The current economic activities go against the grain of environmental conservation. Since they are not in tandem, the result is exertion of unwarranted ecological stress on the environment. The ubiquity of this predicament is imperceptibly making the nations on earth dip into conflicts that would be hard to resolve in future.
In order to solve and avert conflicts in the current world, the economic approach is the most effective way. It is the most affordable, reliable and effective way to end war without firing a single shot. The use of force to install peace yields negative peace. A form of peace that is volatile and very fragile. Peacekeeping requires diplomatic economists more than soldiers. The sobriety employed to solve wars is the only determinant on the longevity and type of peace that is achieved in a given nation (Boulding, 2007).

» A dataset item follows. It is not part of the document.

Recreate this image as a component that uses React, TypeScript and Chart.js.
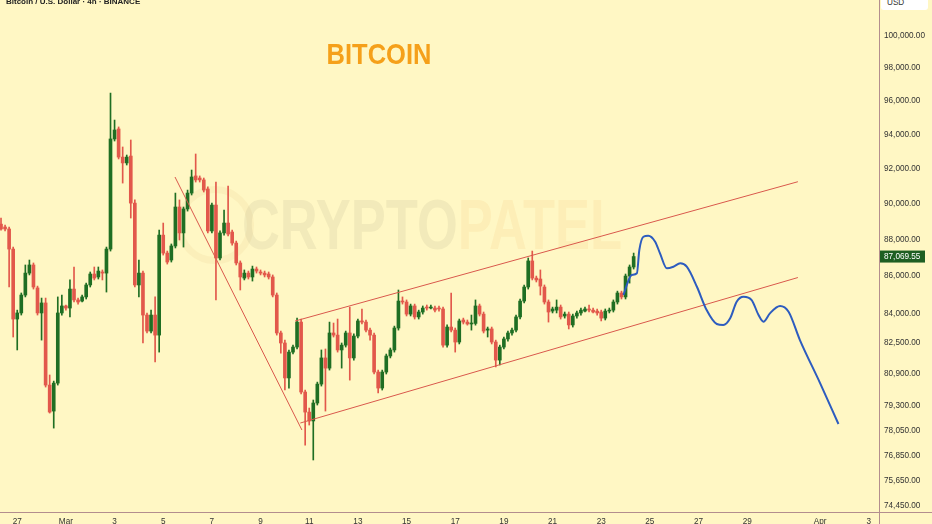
import React, { useEffect, useRef } from "react";
import { Chart, registerables } from "chart.js";

Chart.register(...registerables);

// 4h candles, index 0 = Feb 26 08:00, index 16 = Mar 1 00:00
const opens = [
  88860, 88700, 88590, 87480, 83720, 84040, 84990, 86170, 86610, 85370,
  84040, 84570, 80320, 79020, 80420, 84040, 84410, 84300, 85310, 84730,
  84670, 84890, 85530, 86120, 85960, 86230, 86170, 87480, 93740, 94330,
  92680, 92340, 92740, 90040, 85530, 86170, 83930, 83090, 83930, 82880,
  88250, 87260, 86880, 87650, 89820, 88370, 89710, 90610, 91590, 91470,
  91360, 90840, 88480, 89930, 86990, 88370, 88920, 88420, 87810, 86720,
  85900, 86170, 85960, 86390, 86230, 86170, 86120, 85960, 84990, 82990,
  82470, 80680, 82000, 82260, 83560, 79970, 78970, 78530, 79420, 80370,
  81700, 81180, 82990, 82880, 82110, 82360, 82990, 81700, 82830, 83620,
  83560, 83140, 82880, 80980, 80170, 80980, 81800, 82110, 83250, 84670,
  84620, 83980, 84410, 83830, 84090, 84350, 84300, 84300, 84300, 84250,
  82360, 83300, 83140, 82520, 83670, 83560, 83460, 83490, 84410, 83980,
  83140, 83200, 82520, 81590, 82260, 82680, 82990, 83140, 83830, 84670,
  85420, 86830, 85900, 85850, 85420, 84620, 84140, 84190, 84350, 83880,
  83980, 83410, 83880, 84040, 84140, 84250, 84190, 84140, 84090, 83770,
  84140, 84190, 84620, 85100, 84890, 86010, 86500,
];
const highs = [
  89200, 88810, 88700, 87590, 84190, 85100, 86610, 86880, 86720, 85470,
  84830, 84830, 80830, 80520, 84890, 84990, 84460, 85800, 86500, 84830,
  84990, 85630, 86230, 86500, 86500, 86340, 87590, 96480, 94860, 94450,
  93270, 92800, 93680, 90220, 86880, 86280, 84040, 84190, 84890, 88530,
  88920, 87370, 87760, 90610, 90220, 89820, 90780, 91930, 92860, 91590,
  91470, 90960, 90040, 91240, 88480, 89650, 91010, 88530, 87920, 86830,
  86340, 86280, 86550, 86500, 86340, 86280, 86230, 86070, 85100, 83090,
  82620, 82110, 82360, 83770, 83720, 80070, 79170, 79570, 80470, 82110,
  82160, 83560, 83510, 83720, 82470, 83090, 84350, 82940, 83720, 84250,
  83670, 83250, 82990, 81080, 81080, 81900, 82210, 83350, 85260, 84890,
  84730, 84510, 84510, 84190, 84410, 84460, 84460, 84410, 84410, 84350,
  83410, 85100, 83250, 83720, 83770, 83670, 83930, 84730, 84510, 84090,
  83300, 83300, 82620, 82360, 82780, 83090, 83250, 83930, 84780, 85530,
  86990, 87370, 86010, 86340, 85530, 84730, 84350, 84730, 84460, 84090,
  84090, 83980, 84140, 84300, 84350, 84460, 84300, 84250, 84190, 84250,
  84300, 84730, 85200, 85200, 86120, 86610, 87260,
];
const lows = [
  88530, 88480, 85420, 82780, 82110, 83930, 84890, 86070, 85310, 83930,
  82620, 80220, 78920, 78180, 80320, 83930, 84190, 83830, 84620, 84510,
  84620, 84780, 85420, 85800, 85850, 85800, 85150, 87370, 93620, 92570,
  91180, 92220, 89200, 85420, 84890, 82470, 82990, 82990, 81490, 82000,
  87150, 86660, 86770, 87540, 87980, 87590, 89590, 90500, 91240, 91240,
  90670, 88370, 88370, 84730, 86880, 88250, 88200, 87700, 86610, 85260,
  85800, 85850, 85740, 86170, 86070, 85960, 85850, 84890, 82880, 81950,
  80070, 80170, 81900, 82160, 79870, 77350, 78330, 76630, 79320, 80270,
  79020, 81080, 82780, 82000, 81180, 82260, 80570, 81590, 82730, 83460,
  83040, 82620, 80880, 79920, 80070, 80880, 81700, 82000, 83140, 84510,
  83880, 83880, 83720, 83720, 83980, 84190, 84250, 84090, 84140, 82260,
  82260, 83040, 82000, 82420, 83460, 83400, 83140, 83400, 83880, 82990,
  82780, 82420, 81240, 81340, 82160, 82570, 82880, 83040, 83720, 84570,
  85310, 85800, 85690, 84990, 84510, 83560, 84040, 84040, 83720, 83770,
  83200, 83300, 83770, 83930, 84090, 84090, 84040, 83930, 83620, 83670,
  84040, 84090, 84510, 84780, 84780, 85630, 86390,
];
const closes = [
  88590, 88590, 87480, 83720, 84040, 84990, 86170, 86610, 85420, 84040,
  84570, 80320, 78970, 80420, 84040, 84410, 84300, 85310, 84730, 84620,
  84890, 85530, 86120, 85900, 86280, 86170, 87480, 93740, 94270, 92680,
  92340, 92680, 90040, 85530, 86170, 83930, 83090, 83930, 82880, 88250,
  87260, 86770, 87650, 89820, 88370, 89710, 90610, 91530, 91360, 91360,
  90780, 88480, 89930, 86990, 88370, 88920, 88310, 87810, 86720, 85960,
  86170, 85960, 86390, 86280, 86170, 86070, 85960, 84990, 82990, 82470,
  80680, 82000, 82260, 83560, 79970, 78970, 78530, 79420, 80370, 81700,
  81180, 82990, 82880, 82110, 82360, 82990, 81700, 82830, 83620, 83560,
  83140, 82880, 80980, 80170, 80980, 81800, 82110, 83250, 84670, 84620,
  83980, 84410, 83830, 84090, 84300, 84300, 84350, 84190, 84250, 82360,
  83300, 83140, 82520, 83620, 83560, 83460, 83490, 84410, 83980, 83090,
  83200, 82520, 81590, 82260, 82680, 82990, 83140, 83830, 84670, 85420,
  86830, 85900, 85800, 85470, 84620, 84090, 84250, 84350, 83830, 83980,
  83410, 83880, 84040, 84190, 84250, 84190, 84090, 84040, 83770, 84140,
  84190, 84620, 85100, 84890, 86010, 86500, 87069.55,
];

// drawn lines (x in 4h-candle units, y in USD)
const descX = [42.9, 74.2];
const descY = [91528, 78085];
const upperX = [72.5, 196.5];
const upperY = [83615, 91258];
const lowerX = [73.8, 196.5];
const lowerY = [78429, 85930];
const projX = [153.5, 154.3, 155.5, 156.8, 157.4, 158.4, 159.6, 161.3, 162.5, 164.2, 165.8, 167.5, 169.1, 171.6, 174.0, 176.5, 178.1, 179.8, 181.4, 183.1, 185.1, 186.8, 188.0, 189.6, 192.1, 194.2, 197.0, 202.0, 206.5];
const projY = [84992, 85527, 86065, 86157, 87427, 88160, 88216, 87885, 87246, 86428, 86515, 86700, 86515, 85435, 84194, 83458, 83405, 83757, 84634, 84900, 84725, 83931, 83578, 84019, 84406, 84104, 82623, 80407, 78380];

const xTickIndex = [4, 16, 28, 40, 52, 64, 76, 88, 100, 112, 124, 136, 148, 160, 172, 184, 202, 214];
const xTickLabels = ["27", "Mar", "3", "5", "7", "9", "11", "13", "15", "17", "19", "21", "23", "25", "27", "29", "Apr", "3"];
const yTicks = [100000, 98000, 96000, 94000, 92000, 90000, 88000, 86000, 84000, 82500, 80900, 79300, 78050, 76850, 75650, 74450];

const BG = "#FFF7C4";
const GREEN = "#1F6E23";
const RED = "#E2584B";
const LINE_RED = "#D9584C";
const BLUE = "#2D5CBF";
const AXIS = "#B38E8E";
const FONT = '"Liberation Sans", Arial, sans-serif';

const fmt = (v: number) =>
  Number(v).toLocaleString("en-US", { minimumFractionDigits: 2, maximumFractionDigits: 2 });

const candleColor = (i: number) => (closes[i] >= opens[i] ? GREEN : RED);

const overlayPlugin = {
  id: "overlay",
  afterDraw(chart: any) {
    const { ctx, chartArea, scales } = chart;
    ctx.save();
    ctx.strokeStyle = AXIS;
    ctx.lineWidth = 1;
    ctx.beginPath();
    const rx = Math.round(chartArea.right) + 0.5;
    ctx.moveTo(rx, 0);
    ctx.lineTo(rx, chart.height);
    const by = Math.round(chartArea.bottom) + 0.5;
    ctx.moveTo(0, by);
    ctx.lineTo(chart.width, by);
    ctx.stroke();

    const last = closes[closes.length - 1];
    const y = scales.y.getPixelForValue(last);
    ctx.fillStyle = "#1E5F22";
    ctx.fillRect(chartArea.right + 1, y - 6, 45, 12);
    ctx.fillStyle = "#FFFFFF";
    ctx.font = `8.2px ${FONT}`;
    ctx.textBaseline = "middle";
    ctx.textAlign = "left";
    ctx.fillText(fmt(last), chartArea.right + 5, y + 0.5);
    ctx.restore();
  },
};

export default function App() {
  const canvasRef = useRef<HTMLCanvasElement | null>(null);

  useEffect(() => {
    document.body.style.margin = "0";
    const canvas = canvasRef.current;
    if (!canvas) return;
    const pts = (xs: number[], ys: number[]) => xs.map((x, i) => ({ x, y: ys[i] }));
    const redLine = (xs: number[], ys: number[]) => ({
      type: "line" as const,
      data: pts(xs, ys),
      borderColor: LINE_RED,
      borderWidth: 1,
      pointRadius: 0,
      fill: false,
      tension: 0,
    });

    const chart = new Chart(canvas, {
      type: "bar",
      data: {
        datasets: [
          {
            type: "line",
            data: pts(projX, projY),
            borderColor: BLUE,
            borderWidth: 2,
            pointRadius: 0,
            fill: false,
            cubicInterpolationMode: "monotone",
          } as any,
          redLine(upperX, upperY) as any,
          redLine(lowerX, lowerY) as any,
          redLine(descX, descY) as any,
          {
            type: "bar",
            data: opens.map((o, i) => ({ x: i, y: [o, closes[i]] })),
            backgroundColor: opens.map((_, i) => candleColor(i)),
            barThickness: 3,
            minBarLength: 1,
            grouped: false,
            borderWidth: 0,
          } as any,
          {
            type: "bar",
            data: lows.map((l, i) => ({ x: i, y: [l, highs[i]] })),
            backgroundColor: lows.map((_, i) => candleColor(i)),
            barThickness: 1,
            grouped: false,
            borderWidth: 0,
          } as any,
        ],
      },
      options: {
        responsive: false,
        animation: false,
        events: [],
        layout: { padding: 0 },
        plugins: { legend: { display: false }, tooltip: { enabled: false }, title: { display: false } },
        scales: {
          x: {
            type: "linear",
            min: -0.25,
            max: 216.5,
            offset: false,
            grid: { display: false, drawTicks: false },
            border: { display: false },
            ticks: {
              autoSkip: false,
              maxRotation: 0,
              padding: 5,
              color: "#333333",
              font: { size: 8.2, family: FONT },
              callback: (v: any) => {
                const k = xTickIndex.indexOf(Number(v));
                return k >= 0 ? xTickLabels[k] : "";
              },
            },
            afterBuildTicks: (scale: any) => {
              scale.ticks = xTickIndex.map((v) => ({ value: v }));
            },
            afterFit: (scale: any) => {
              scale.height = 12;
              scale.paddingLeft = 0;
              scale.paddingRight = 0;
            },
          },
          y: {
            type: "logarithmic",
            position: "right",
            min: 74168,
            max: 102286,
            grid: { display: false, drawTicks: false },
            border: { display: false },
            ticks: {
              padding: 5,
              color: "#333333",
              font: { size: 8.2, family: FONT },
              callback: (v: any) => fmt(Number(v)),
            },
            afterBuildTicks: (scale: any) => {
              scale.ticks = yTicks.map((v) => ({ value: v }));
            },
            afterFit: (scale: any) => {
              scale.width = 53;
              scale.paddingTop = 0;
              scale.paddingBottom = 0;
            },
          },
        },
      } as any,
      plugins: [overlayPlugin],
    });
    return () => chart.destroy();
  }, []);

  return (
    <div
      style={{
        position: "relative",
        width: 932,
        height: 524,
        background: BG,
        overflow: "hidden",
        fontFamily: FONT,
      }}
    >
      {/* faint logo ring */}
      <div
        style={{
          position: "absolute",
          left: 176,
          top: 186,
          width: 64,
          height: 64,
          borderRadius: "50%",
          border: "7px solid rgba(214,170,90,0.09)",
        }}
      />
      {/* watermark */}
      <div
        style={{
          position: "absolute",
          left: 432,
          top: 225,
          transform: "translate(-50%, -50%) scaleX(0.75)",
          fontSize: 70,
          fontWeight: 700,
          lineHeight: 1,
          whiteSpace: "nowrap",
        }}
      >
        <span style={{ color: "rgba(130,125,95,0.10)" }}>CRYPTO</span>
        <span style={{ color: "rgba(240,165,70,0.10)" }}>PATEL</span>
      </div>
      <canvas
        ref={canvasRef}
        width={932}
        height={524}
        style={{ position: "absolute", left: 0, top: 0, width: 932, height: 524 }}
      />
      <div
        style={{
          position: "absolute",
          left: 6,
          top: -3,
          fontSize: 8,
          fontWeight: 700,
          lineHeight: 1.15,
          color: "#222222",
          whiteSpace: "nowrap",
        }}
      >
        Bitcoin / U.S. Dollar · 4h · BINANCE
      </div>
      <div
        style={{
          position: "absolute",
          left: 379,
          top: 54,
          transform: "translate(-50%, -50%) scaleX(0.85)",
          fontSize: 30,
          fontWeight: 700,
          lineHeight: 1,
          color: "#F5A01A",
          whiteSpace: "nowrap",
        }}
      >
        BITCOIN
      </div>
      <div
        style={{
          position: "absolute",
          left: 881,
          top: -5,
          width: 47,
          height: 15,
          background: "#FFFFFF",
          borderRadius: 3,
          display: "flex",
          alignItems: "center",
          paddingLeft: 6,
          boxSizing: "border-box",
          fontSize: 8.2,
          color: "#333333",
        }}
      >
        USD
      </div>
    </div>
  );
}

Peace is therefore a delicate and dynamic quality whose backbone is largely economic development and equitable distribution of resources. Once world leaders realise this, there will be no nee of peacekeepers. In lieu of this, amicable solutions concerning economic issue would be drawn as soon as the bone of contention is singled out. Developing countries will only achieve peace if they are assisted to manage their resources and raise the income per capita level of their citizens. Financial aid will never solve the problem or resource distribution and raising the living standards of poor nations. This is the only way countries like Sudan, Iraq and many others will achieve lasting peace. There should also be stringent measures set to ensure balanced trade relations between countries regardless of how much clout one party has. This is a new age, an age of solving conflict using economic strategies instead of firepower.